- PROBLEM DESCRIPTION
State the number of lines in these records that include the word "draw", and add nothing to it.

[Stored records]
──────────────────────────────
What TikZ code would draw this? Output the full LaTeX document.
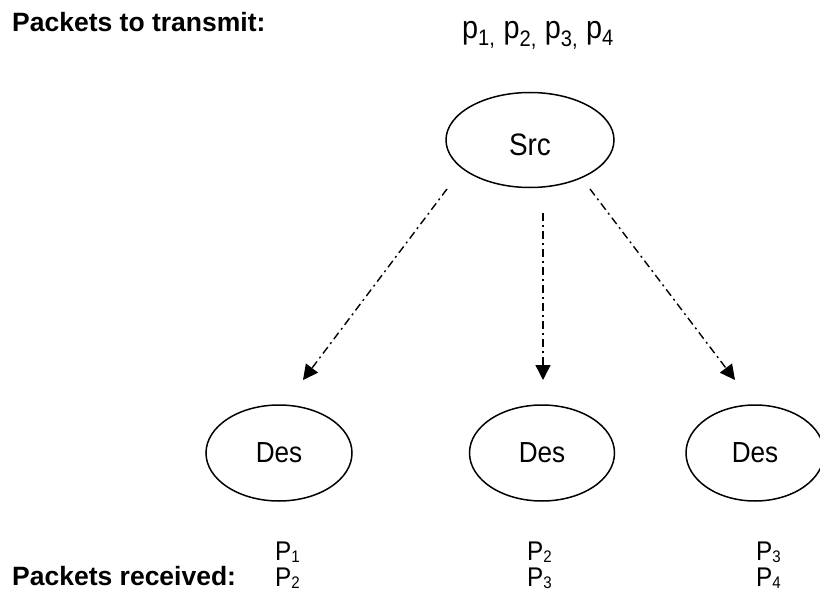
\documentclass[tikz,border=0pt]{standalone}
\usepackage{fontspec}
\setmainfont{Liberation Sans}
\newfontfamily\nsans{Liberation Sans}[FakeStretch=0.9]
\usetikzlibrary{shapes.geometric,arrows.meta}
\newcommand{\subx}[1]{\raisebox{-0.08em}{\scalebox{0.62}{#1}}}
\begin{document}
\begin{tikzpicture}[x=1pt,y=-1pt,
  oval/.style={draw, ellipse, line width=1.5pt, inner sep=0pt, font=\nsans\fontsize{29}{34}\selectfont},
  flow/.style={line width=1.4pt, dash pattern=on 8pt off 4pt on 2pt off 4pt, -{Triangle[length=15pt,width=15pt]}},
  lbl/.style={inner sep=0pt, anchor=base west, font=\nsans\fontsize{27}{32}\selectfont},
  lblb/.style={inner sep=0pt, anchor=base west, font=\bfseries\fontsize{26.5}{31}\selectfont}]
\useasboundingbox (0,0) rectangle (820,594);
\node[oval, minimum width=168pt, minimum height=95pt, font=\nsans\fontsize{31}{36}\selectfont, text height=30pt, text depth=0pt] (src) at (530,140) {Src};
\node[oval, minimum width=146pt, minimum height=96pt] (d1) at (279,453) {Des};
\node[oval, minimum width=145pt, minimum height=96pt] (d2) at (542,453) {Des};
\node[oval, minimum width=138pt, minimum height=96pt] (d3) at (755,453) {Des};
\coordinate (s1) at (447,189); \coordinate (e1) at (303,380);
\coordinate (s2) at (543,213); \coordinate (e2) at (543,380);
\coordinate (s3) at (590,189); \coordinate (e3) at (735,380);
\draw[flow] (s1) -- (e1);
\draw[flow] (s2) -- (e2);
\draw[flow] (s3) -- (e3);
\node[lblb] (tx) at (12,32) {Packets to transmit:};
\node[lbl, font=\nsans\fontsize{32}{36}\selectfont] (pk) at (462,39) {p\textsubscript{1,} p\textsubscript{2,} p\textsubscript{3,} p\textsubscript{4}};
\node[lblb] (rx) at (12,585) {Packets received:};
\node[lbl] (r1a) at (275,560) {P\subx{1}};
\node[lbl] (r1b) at (275,586) {P\subx{2}};
\node[lbl] (r2a) at (527,560) {P\subx{2}};
\node[lbl] (r2b) at (527,586) {P\subx{3}};
\node[lbl] (r3a) at (756,560) {P\subx{3}};
\node[lbl] (r3b) at (756,586) {P\subx{4}};
\end{tikzpicture}
\end{document}
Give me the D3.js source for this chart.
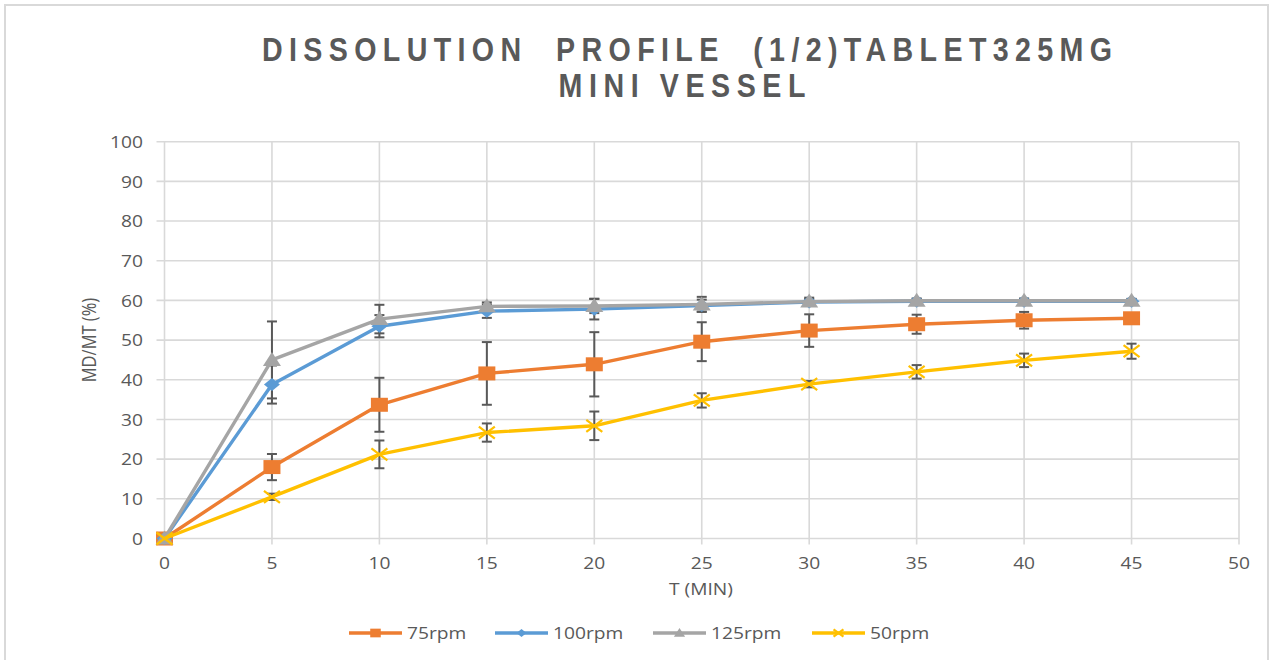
──────────────────────────────
- WRITTEN REPLY
5